Through-out the Nineties, the dead-hand of Political Correctness, coupled with the desire to be seen as hip and commissions inspired by the phoney god of demographics, managed to drive all the laughs out of prime time television.
Harry Hill's inspired TV Burp is now the only comedy show on ITV that transmits between 6pm and 9pm.
A whole generation of working class British comedians has been denied access to the medium that would and should have made them household names.
Ironically, Benny Hill's show remains a ratings smash wherever it is broadcast. It was number one on BBC America in 2005, but so far the Beeb has shied away from repeating the shows here. Apparently there is too much "stigma" attached to his name. They seem to have forgotten that the PC prudes had it in for the Carry On films in the '80s too - for the same feeble-minded reasons (alleged "sexism").
The Carry Ons which were also once banned from our screens and now rightfully cherished and shown on Channel 4 and the BBC. Even Carry On Henry where Sid James as the monarch does go looking for a wench to rape…Yet, bizarrely, Benny Hill is still seen as beyond the pale.
Abroad, the prejudice doesn't exist. Benny Hill enthusiasts range from Barry Humphries to Tom Wolfe via Greta Garbo, Clint Eastwood and Snoop Dog. Every big US act seems to love our Benny. Even the Black-eyed Peas are fans.
At Christmas 2006, Objective Productions made a documentary for C4 where they tested Benny's humour on a young British audience. To nobody's surprise but theirs he went down a treat.
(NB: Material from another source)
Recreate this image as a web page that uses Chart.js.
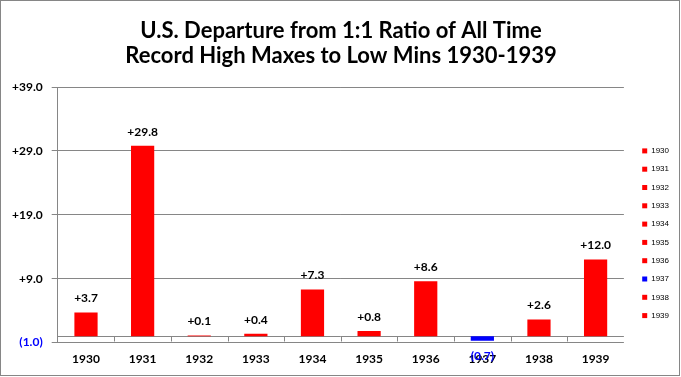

* It is a national scandal that Hill's legacy is unrecognised in his own country. Which is why I'm leading a campaign for a statue to be raised to honour his memory. We have the backing of the Heritage Foundation, Graeme Ibbeson, who sculpted the excellent Eric Morecambe bronze at Morecambe) has the design and a platoon of stars are ready to drum up the cash. We even have various councils fighting for the statue to be located in their town.
Stump up some of the cost, chaps, and he's yours…..
Anyone donating £100 or more to the Benny Hill statue will have their name permanently linked to Benny's splendid erection. Please make cheques out to the Arts & Entertainment Charitable Trust (registered charity 1031027) and post c/o the Heritage Foundation, Green Acres, 3 Birchwood Chase, Great Kingshill, Bucks HP15 6EH . Payments can be accepted under Gift Aid. All Benny fans can now buy a handsome 11-inch cold-cast bronze version. They cost £95 (plus £10 p&p) – and money from each sale goes towards the statue's construction. Buy online from here.
IT'S been fun to watch the backlash against Ben Elton gaining momentum on the stand-up scene. Mark Steel put him in Room 101. Stewart Lee reckoned he is more despised than Bin Laden who "at least lived his life according to a consistent set of ethical principles." Toby Young put it best, saying Ben Elton "started out as an alternative comedian railing against Thatcherism and now earns a fortune writing librettos for truly awful West End musicals. His name has become a by-word for shameless hackery. He's the biggest sell-out of his generation."